Recorded information:
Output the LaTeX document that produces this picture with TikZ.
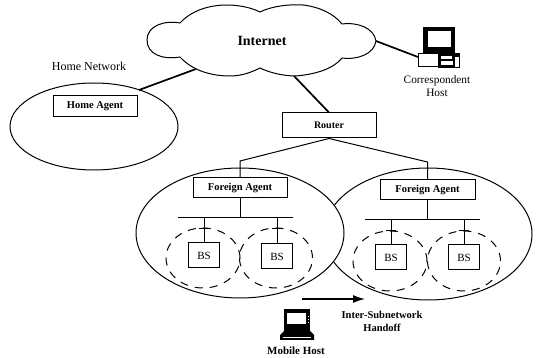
\documentclass[tikz,border=0pt]{standalone}
\usepackage{fontspec}
\setmainfont{Liberation Serif}
\usetikzlibrary{shapes.geometric,arrows.meta}
\tikzset{
  net/.style={draw,line width=1pt,ellipse,inner sep=0pt,fill=white},
  cell/.style={draw,line width=1pt,ellipse,inner sep=0pt,dash pattern=on 8pt off 7pt},
  agent/.style={draw,line width=1pt,fill=white,inner sep=0pt,font=\fontsize{10.5}{12}\selectfont\bfseries},
  bs/.style={agent,minimum width=31pt,minimum height=25pt,font=\fontsize{11}{12}\selectfont},
  lbl/.style={inner sep=0pt,align=center,font=\fontsize{10.5}{13.5}\selectfont\bfseries},
  link/.style={line width=1.7pt},
  wire/.style={line width=1pt},
}
\begin{document}
\begin{tikzpicture}[x=1pt,y=-1pt]
\useasboundingbox (0,0) rectangle (539,358);
% cloud
\draw[line width=1pt,fill=white]
  (180,23) .. controls (192,10) and (210,5) .. (227,5)
  .. controls (240,5) and (252,8) .. (260,12)
  .. controls (272,6) and (290,4) .. (303,5)
  .. controls (320,7) and (334,14) .. (342,24)
  .. controls (358,22) and (374,28) .. (376,41)
  .. controls (374,54) and (358,60) .. (342,58)
  .. controls (334,68) and (318,74) .. (296,76)
  .. controls (282,76) and (268,72) .. (260,68)
  .. controls (252,72) and (242,76) .. (230,76)
  .. controls (210,76) and (192,70) .. (180,57)
  .. controls (162,60) and (147,54) .. (147,40)
  .. controls (147,26) and (164,20) .. (180,23) -- cycle;
\node[inner sep=0pt,font=\fontsize{14}{16}\selectfont\bfseries] (inet) at (262,41) {Internet};
\coordinate (cloudW) at (196,69);
\coordinate (cloudS) at (294,76);
\coordinate (cloudE) at (376,41);
% home network
\node[net,minimum width=168pt,minimum height=87pt] (home) at (94,126.5) {};
\node[inner sep=0pt,font=\fontsize{12}{14}\selectfont] (homelbl) at (89,66) {Home Network};
\node[agent,minimum width=84pt,minimum height=21pt] (ha) at (95,106.5) {Home Agent};
\coordinate (homeNE) at (139,90);
\draw[link] (cloudW) -- (homeNE);
% router
\node[agent,minimum width=94pt,minimum height=25pt,font=\fontsize{10}{12}\selectfont\bfseries] (router) at (329,125.5) {Router};
\draw[link] (cloudS) -- (router.north);
% foreign networks
\node[net,minimum width=208pt,minimum height=132pt] (netR) at (428,234) {};
\node[net,minimum width=208pt,minimum height=130pt] (netL) at (240,233) {};
\node[agent,minimum width=94pt,minimum height=20pt] (faL) at (240,188) {Foreign Agent};
\node[agent,minimum width=95pt,minimum height=20pt] (faR) at (427.5,190) {Foreign Agent};
\draw[wire] (router.south) -- (240,161) -- (faL.north);
\draw[wire] (router.south) -- (427.5,162) -- (faR.north);
% buses
\coordinate (busLa) at (178,218); \coordinate (busLb) at (293,218);
\coordinate (busRa) at (365,220); \coordinate (busRb) at (480,220);
\draw[wire] (busLa) -- (busLb);
\draw[wire] (busRa) -- (busRb);
\draw[wire] (faL.south) -- (240,218);
\draw[wire] (faR.south) -- (427.5,220);
% cells
\node[cell,minimum width=74pt,minimum height=60pt] (c1) at (203,258) {};
\node[cell,minimum width=73pt,minimum height=60pt] (c2) at (276,258) {};
\node[cell,minimum width=74pt,minimum height=60pt] (c3) at (390,261) {};
\node[cell,minimum width=73pt,minimum height=60pt] (c4) at (464,261) {};
\node[bs] (b1) at (204,255.5) {BS};
\node[bs] (b2) at (277,256.5) {BS};
\node[bs] (b3) at (391,257.5) {BS};
\node[bs] (b4) at (464,257.5) {BS};
\foreach \n/\y in {b1/218,b2/218,b3/220,b4/220}{
  \draw[wire] (\n.north) -- (\n.north |- 0,\y);
  \draw[wire] ([xshift=-5pt]\n.north |- 0,\y+11) -- ([xshift=5pt]\n.north |- 0,\y+11);
}
% handoff arrow
\coordinate (hoA) at (302,299); \coordinate (hoB) at (365,299);
\draw[line width=1.5pt,-{Latex[length=12pt,width=8pt]}] (hoA) -- (hoB);
\node[lbl] (ho) at (382,321.5) {Inter-Subnetwork\\Handoff};
% mobile host
\fill (284,309) rectangle (310,335);
\fill[white] (287,313) rectangle (306,324);
\fill (280,335) -- (284,331) -- (310,331) -- (314,335) -- (314,340) -- (280,340) -- cycle;
\draw[white,line width=.7pt] (283,337) -- (311,337);
\draw[white,line width=.8pt,dotted] (308,316) -- (308,323);
\node[lbl,font=\fontsize{11}{13}\selectfont\bfseries] (mh) at (296,351) {Mobile Host};
% correspondent host
\fill (423,27) rectangle (455,53);
\fill[white] (428,31) rectangle (451,47);
\draw[line width=1pt,fill=white] (418,54) rectangle (438,67);
\fill (438,53) rectangle (460,68);
\fill[white] (441,56) rectangle (452,59);
\fill[white] (441,61) rectangle (453,65);
\fill[white] (455,57) rectangle (459,67);
\coordinate (pc) at (418,57);
\draw[link] (cloudE) -- (pc);
\node[lbl,font=\fontsize{11.3}{13.5}\selectfont] (ch) at (437,86) {Correspondent\\Host};
\end{tikzpicture}
\end{document}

Exercise task:
Without the pictures, retype the whole of the material above exactly.

Written response:
Output the LaTeX document that produces this picture with TikZ.
\documentclass[tikz,border=0pt]{standalone}
\usepackage{fontspec}
\setmainfont{Liberation Serif}
\usetikzlibrary{shapes.geometric,arrows.meta}
\tikzset{
  net/.style={draw,line width=1pt,ellipse,inner sep=0pt,fill=white},
  cell/.style={draw,line width=1pt,ellipse,inner sep=0pt,dash pattern=on 8pt off 7pt},
  agent/.style={draw,line width=1pt,fill=white,inner sep=0pt,font=\fontsize{10.5}{12}\selectfont\bfseries},
  bs/.style={agent,minimum width=31pt,minimum height=25pt,font=\fontsize{11}{12}\selectfont},
  lbl/.style={inner sep=0pt,align=center,font=\fontsize{10.5}{13.5}\selectfont\bfseries},
  link/.style={line width=1.7pt},
  wire/.style={line width=1pt},
}
\begin{document}
\begin{tikzpicture}[x=1pt,y=-1pt]
\useasboundingbox (0,0) rectangle (539,358);
% cloud
\draw[line width=1pt,fill=white]
  (180,23) .. controls (192,10) and (210,5) .. (227,5)
  .. controls (240,5) and (252,8) .. (260,12)
  .. controls (272,6) and (290,4) .. (303,5)
  .. controls (320,7) and (334,14) .. (342,24)
  .. controls (358,22) and (374,28) .. (376,41)
  .. controls (374,54) and (358,60) .. (342,58)
  .. controls (334,68) and (318,74) .. (296,76)
  .. controls (282,76) and (268,72) .. (260,68)
  .. controls (252,72) and (242,76) .. (230,76)
  .. controls (210,76) and (192,70) .. (180,57)
  .. controls (162,60) and (147,54) .. (147,40)
  .. controls (147,26) and (164,20) .. (180,23) -- cycle;
\node[inner sep=0pt,font=\fontsize{14}{16}\selectfont\bfseries] (inet) at (262,41) {Internet};
\coordinate (cloudW) at (196,69);
\coordinate (cloudS) at (294,76);
\coordinate (cloudE) at (376,41);
% home network
\node[net,minimum width=168pt,minimum height=87pt] (home) at (94,126.5) {};
\node[inner sep=0pt,font=\fontsize{12}{14}\selectfont] (homelbl) at (89,66) {Home Network};
\node[agent,minimum width=84pt,minimum height=21pt] (ha) at (95,106.5) {Home Agent};
\coordinate (homeNE) at (139,90);
\draw[link] (cloudW) -- (homeNE);
% router
\node[agent,minimum width=94pt,minimum height=25pt,font=\fontsize{10}{12}\selectfont\bfseries] (router) at (329,125.5) {Router};
\draw[link] (cloudS) -- (router.north);
% foreign networks
\node[net,minimum width=208pt,minimum height=132pt] (netR) at (428,234) {};
\node[net,minimum width=208pt,minimum height=130pt] (netL) at (240,233) {};
\node[agent,minimum width=94pt,minimum height=20pt] (faL) at (240,188) {Foreign Agent};
\node[agent,minimum width=95pt,minimum height=20pt] (faR) at (427.5,190) {Foreign Agent};
\draw[wire] (router.south) -- (240,161) -- (faL.north);
\draw[wire] (router.south) -- (427.5,162) -- (faR.north);
% buses
\coordinate (busLa) at (178,218); \coordinate (busLb) at (293,218);
\coordinate (busRa) at (365,220); \coordinate (busRb) at (480,220);
\draw[wire] (busLa) -- (busLb);
\draw[wire] (busRa) -- (busRb);
\draw[wire] (faL.south) -- (240,218);
\draw[wire] (faR.south) -- (427.5,220);
% cells
\node[cell,minimum width=74pt,minimum height=60pt] (c1) at (203,258) {};
\node[cell,minimum width=73pt,minimum height=60pt] (c2) at (276,258) {};
\node[cell,minimum width=74pt,minimum height=60pt] (c3) at (390,261) {};
\node[cell,minimum width=73pt,minimum height=60pt] (c4) at (464,261) {};
\node[bs] (b1) at (204,255.5) {BS};
\node[bs] (b2) at (277,256.5) {BS};
\node[bs] (b3) at (391,257.5) {BS};
\node[bs] (b4) at (464,257.5) {BS};
\foreach \n/\y in {b1/218,b2/218,b3/220,b4/220}{
  \draw[wire] (\n.north) -- (\n.north |- 0,\y);
  \draw[wire] ([xshift=-5pt]\n.north |- 0,\y+11) -- ([xshift=5pt]\n.north |- 0,\y+11);
}
% handoff arrow
\coordinate (hoA) at (302,299); \coordinate (hoB) at (365,299);
\draw[line width=1.5pt,-{Latex[length=12pt,width=8pt]}] (hoA) -- (hoB);
\node[lbl] (ho) at (382,321.5) {Inter-Subnetwork\\Handoff};
% mobile host
\fill (284,309) rectangle (310,335);
\fill[white] (287,313) rectangle (306,324);
\fill (280,335) -- (284,331) -- (310,331) -- (314,335) -- (314,340) -- (280,340) -- cycle;
\draw[white,line width=.7pt] (283,337) -- (311,337);
\draw[white,line width=.8pt,dotted] (308,316) -- (308,323);
\node[lbl,font=\fontsize{11}{13}\selectfont\bfseries] (mh) at (296,351) {Mobile Host};
% correspondent host
\fill (423,27) rectangle (455,53);
\fill[white] (428,31) rectangle (451,47);
\draw[line width=1pt,fill=white] (418,54) rectangle (438,67);
\fill (438,53) rectangle (460,68);
\fill[white] (441,56) rectangle (452,59);
\fill[white] (441,61) rectangle (453,65);
\fill[white] (455,57) rectangle (459,67);
\coordinate (pc) at (418,57);
\draw[link] (cloudE) -- (pc);
\node[lbl,font=\fontsize{11.3}{13.5}\selectfont] (ch) at (437,86) {Correspondent\\Host};
\end{tikzpicture}
\end{document}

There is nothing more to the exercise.